【世界史】1848年 諸国民の春まとめ
世界史
2025年7月3日
はじめに
みなさん、1848年に起きた歴史的な出来事について、どれだけあげられますか?
1848年に各国で起きた一連の運動を「諸国民の春」と呼びます。
今回はそんな諸国民の春について、詳しくまとめていきます!
フランス:二月革命
背景
七月王政の不満
- 1830年の七月革命で即位したルイ=フィリップは、立憲君主制を維持したが、裕福なブルジョワ層を優遇。
- 労働者・農民・中産市民には選挙権がなく、不満が蓄積。
経済不況と失業
- 1840年代後半に経済が悪化し、失業者が急増。
- 価格も上がり、生活が苦しくなった。
内容
1.改革宴会運動の広がり
- 七月王政下では、政治集会が禁止されていたため、人々は「改革宴会」という名目で政治討論の場を開いていた。
- この「改革宴会運動」は、選挙法の改正などを求めるもので、全国各地に広がっていった。
2.宴会の禁止命令
- パリで予定されていた大規模な宴会を、政府が「治安維持」を理由に突然禁止。
- これに反発した市民や学生、労働者が街頭に繰り出し、抗議デモが始まる。
3.国王ルイ=フィリップ退位
- 首都の混乱に対応できなくなった政府。
- ルイ=フィリップは退位し、イギリスに亡命。
4.臨時政府の樹立
- ブルジョワ共和派と、ルイ=ブランなどの社会主義的な勢力が協力して、「臨時政府」を設立。

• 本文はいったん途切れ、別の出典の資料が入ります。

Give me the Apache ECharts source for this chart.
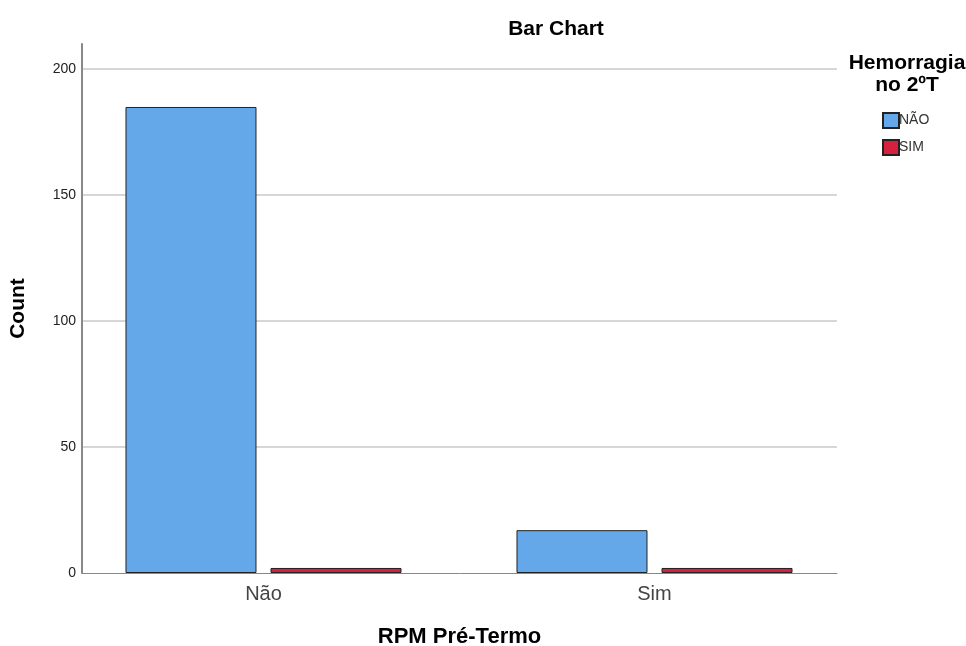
<!DOCTYPE html>
<html><head><meta charset="utf-8">
<script src="https://cdn.jsdelivr.net/npm/echarts@6/dist/echarts.min.js"></script>
<style>html,body{margin:0;padding:0;background:#fff}#c{width:966px;height:646px}</style>
</head><body><div id="c"></div>
<script>
const categories = ['Não', 'Sim'];
const seriesNames = ['NÃO', 'SIM'];
const valuesNAO = [185, 17];
const valuesSIM = [2, 2];
const yTicks = [0, 50, 100, 150, 200];
const yMax = 210;

const font = '"Liberation Sans", Arial, sans-serif';
const chart = echarts.init(document.getElementById('c'));
chart.setOption({
  animation: false,
  backgroundColor: '#fff',
  title: {
    text: 'Bar Chart', left: 551, top: 14, textAlign: 'center',
    textStyle: {fontFamily: font, fontSize: 21, fontWeight: 'bold', color: '#000'}
  },
  graphic: [
    {type: 'text', x: 907, y: 53, style: {text: 'Hemorragia', font: 'bold 21px ' + font, fill: '#000', align: 'center', verticalAlign: 'top'}},
    {type: 'text', x: 907, y: 75, style: {text: 'no 2ºT', font: 'bold 21px ' + font, fill: '#000', align: 'center', verticalAlign: 'top'}}
  ],
  legend: {
    orient: 'vertical', left: 877, top: 107, itemWidth: 16, itemHeight: 15, itemGap: 10,
    icon: 'rect', data: seriesNames,
    textStyle: {fontFamily: font, fontSize: 14, color: '#333', padding: [0,0,0,-5]}
  },
  grid: [
    {left: 82, right: 129, top: 44, bottom: 73, containLabel: false, outerBoundsMode: 'none'},
    {left: 68, right: 116, top: 44, bottom: 73, containLabel: false, outerBoundsMode: 'none'}
  ],
  xAxis: [
    {gridIndex: 0, type: 'value', min: 0, max: 1, show: true,
     axisLine: {show: true, onZero: false, lineStyle: {color: '#888', width: 1}},
     axisTick: {show: false}, axisLabel: {show: false}, splitLine: {show: false},
     name: 'RPM Pré-Termo', nameLocation: 'middle', nameGap: 53,
     nameTextStyle: {fontFamily: font, fontSize: 22, fontWeight: 'bold', color: '#000'}},
    {gridIndex: 1, type: 'category', data: categories,
     axisLine: {show: false}, axisTick: {show: false},
     axisLabel: {fontFamily: font, fontSize: 20, color: '#444', margin: 11}}
  ],
  yAxis: [
    {gridIndex: 0, type: 'value', min: 0, max: yMax, interval: 50,
     axisLine: {show: true, lineStyle: {color: '#888', width: 2}},
     axisTick: {show: false},
     axisLabel: {fontFamily: font, fontSize: 14, color: '#222', margin: 6, showMaxLabel: false,
       formatter: v => yTicks.includes(v) ? String(v) : ''},
     splitLine: {show: true, showMinLine: false, showMaxLine: false, lineStyle: {color: '#d6d6d6', width: 2}},
     name: 'Count', nameLocation: 'middle', nameGap: 53, nameRotate: 90,
     nameTextStyle: {fontFamily: font, fontSize: 21, fontWeight: 'bold', color: '#000'}},
    {gridIndex: 1, type: 'value', min: 0, max: yMax, show: false}
  ],
  series: [
    {name: 'NÃO', type: 'bar', xAxisIndex: 1, yAxisIndex: 1, data: valuesNAO,
     barWidth: 131, barGap: '10.7%',
     itemStyle: {color: '#64a8e9', borderColor: '#222', borderWidth: 1}},
    {name: 'SIM', type: 'bar', xAxisIndex: 1, yAxisIndex: 1, data: valuesSIM,
     barWidth: 131, barGap: '10.7%',
     itemStyle: {color: '#d5213d', borderColor: '#222', borderWidth: 1}}
  ]
});
</script></body></html>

- 第二共和政の発足と男性普通選挙制度の採用を宣言した。
臨時政府の初期の改革(2月〜3月)
- 男子普通選挙の導入。
- 労働者支援のために、「国立作業場」を設置。
- 奴隷制度の廃止。
- 労働時間の短縮。
結果
国立作業場の廃止 → 六月蜂起へ
- 国立作業場が6月に廃止。
- これに怒った労働者がパリで武装蜂起(六月蜂起)。
大統領選挙(1848年12月)
- 新憲法に基づき、フランス史上初の大統領選挙を実施。
- ナポレオン1世の甥であるルイ=ナポレオンが圧勝。
クーデタ → 第二帝政へ
- 1851年:再選禁止条項に反発し、ルイ=ナポレオンがクーデタ。
- 1852年:国民投票により、皇帝ナポレオン3世として即位。→ 共和政が終わり、「第二帝政」が始まる。
各国に波及
- オーストリア:ウィーン三月革命
- ハンガリー、ベーメン:民族運動
- ドイツ:ベルリン三月革命→フランクフルト国民議会
- イタリア:民族運動
以下、各国別で二月革命の影響をまとめていきます!
オーストリア:ウィーン三月革命
内容
- 1848年3月13日、ウィーンで学生や市民が自由と憲法を求めて蜂起。
- 長年の専制政治を支えていた宰相メッテルニヒが失脚・亡命。ウィーン体制が崩壊。
- オーストリア全土に革命が広がった。
ハンガリー・ベーメン:民族運動
内容
ハンガリー
- コシュートらが中心となり、自由・憲法・国民議会を要求。
- 独自の政府と軍を組織し、事実上の独立を宣言。
ベーメン
- スラブ民族会議を開催し、スラブ民族の団結を呼びかけ。
- オーストリア帝国の中での民族平等・自治権の確立を求める。
しかし、いずれもロシアの軍事支援を受けたハプスブルク帝国によって武力鎮圧された。
ドイツ:ベルリン三月革命、フランクフルト国民議会
内容
ベルリン三月革命
- 3月18日、首都ベルリンで民衆が自由と憲法を要求して蜂起。
- 衝突の末、プロイセン王フリードリヒ・ヴィルヘルム4世は改革を約束。
フランクフルト国民議会の開催
- 各地の自由主義者が集まり、ドイツ統一と憲法制定を目指す。
イタリア:民族運動
内容
サルデーニャ王国
- 王カルロ=アルベルトが1848年にオーストリアと戦争(第一次イタリア独立戦争)。
- 敗北するが、のちにイタリア統一の中心国家となる。
- 息子ヴィットーリオ=エマヌエーレ2世が初代イタリア王に。
マッツィーニ
- イタリアの革命家・思想家。
- 「青年イタリア」を組織し、共和制による統一を目指す。
- 1849年、ローマ共和国の指導者となるが失敗。
- 統一には直接つながらなかったが、理想は後の世代に影響。
最後に
諸国民の春によってナポレオン以降のウィーン体制は終焉を迎え、自由主義とナショナリズムが定着するようになりました。
今回のポイントをしっかりと抑え、1848年に運動があった国のその後の動きも併せて勉強しましょう!